___ Source material
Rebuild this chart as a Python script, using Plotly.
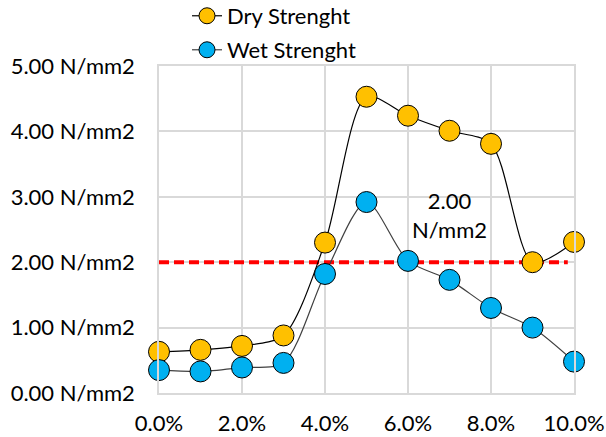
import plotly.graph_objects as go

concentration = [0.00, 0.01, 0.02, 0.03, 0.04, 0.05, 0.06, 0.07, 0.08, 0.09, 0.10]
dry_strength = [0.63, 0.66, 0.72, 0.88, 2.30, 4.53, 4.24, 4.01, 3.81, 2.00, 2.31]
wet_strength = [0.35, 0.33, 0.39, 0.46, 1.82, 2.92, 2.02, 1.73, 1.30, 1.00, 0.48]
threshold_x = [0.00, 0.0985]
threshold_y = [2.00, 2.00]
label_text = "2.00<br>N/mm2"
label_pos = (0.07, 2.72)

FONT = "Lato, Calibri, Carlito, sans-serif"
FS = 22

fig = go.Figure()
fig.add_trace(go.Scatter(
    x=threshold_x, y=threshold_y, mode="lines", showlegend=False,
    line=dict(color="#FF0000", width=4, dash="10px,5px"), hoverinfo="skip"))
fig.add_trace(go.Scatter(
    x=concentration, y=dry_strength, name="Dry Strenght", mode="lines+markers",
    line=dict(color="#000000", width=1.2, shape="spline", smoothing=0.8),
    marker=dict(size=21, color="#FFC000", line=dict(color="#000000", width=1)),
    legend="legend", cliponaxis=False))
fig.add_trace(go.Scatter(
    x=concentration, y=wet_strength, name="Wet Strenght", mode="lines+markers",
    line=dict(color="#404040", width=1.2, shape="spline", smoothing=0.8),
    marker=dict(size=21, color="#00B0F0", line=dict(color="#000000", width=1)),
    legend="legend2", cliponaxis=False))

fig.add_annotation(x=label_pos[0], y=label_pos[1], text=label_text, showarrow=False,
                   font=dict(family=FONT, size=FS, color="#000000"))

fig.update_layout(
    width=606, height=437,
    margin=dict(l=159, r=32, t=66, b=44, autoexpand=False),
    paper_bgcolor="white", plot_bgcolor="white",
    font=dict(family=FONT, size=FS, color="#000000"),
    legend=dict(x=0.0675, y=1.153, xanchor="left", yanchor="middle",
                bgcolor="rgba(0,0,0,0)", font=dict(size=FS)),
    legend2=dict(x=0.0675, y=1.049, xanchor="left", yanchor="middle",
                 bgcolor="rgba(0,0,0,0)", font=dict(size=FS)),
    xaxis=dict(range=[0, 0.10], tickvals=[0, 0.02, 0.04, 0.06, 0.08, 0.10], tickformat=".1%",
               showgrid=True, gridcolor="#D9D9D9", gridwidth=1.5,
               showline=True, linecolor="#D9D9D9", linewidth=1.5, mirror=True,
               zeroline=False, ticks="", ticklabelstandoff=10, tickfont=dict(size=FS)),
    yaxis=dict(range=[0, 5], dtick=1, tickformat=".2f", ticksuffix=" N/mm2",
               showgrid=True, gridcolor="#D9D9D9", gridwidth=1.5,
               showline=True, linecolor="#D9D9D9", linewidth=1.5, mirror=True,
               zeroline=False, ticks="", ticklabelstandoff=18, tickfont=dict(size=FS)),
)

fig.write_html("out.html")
______
_Short problem_: Write down every line from the opening of the listing to the line with "import plotly.graph_objects as go", both included, and nothing else; the pictures are omitted.

_Finished task_:
Rebuild this chart as a Python script, using Plotly.
import plotly.graph_objects as go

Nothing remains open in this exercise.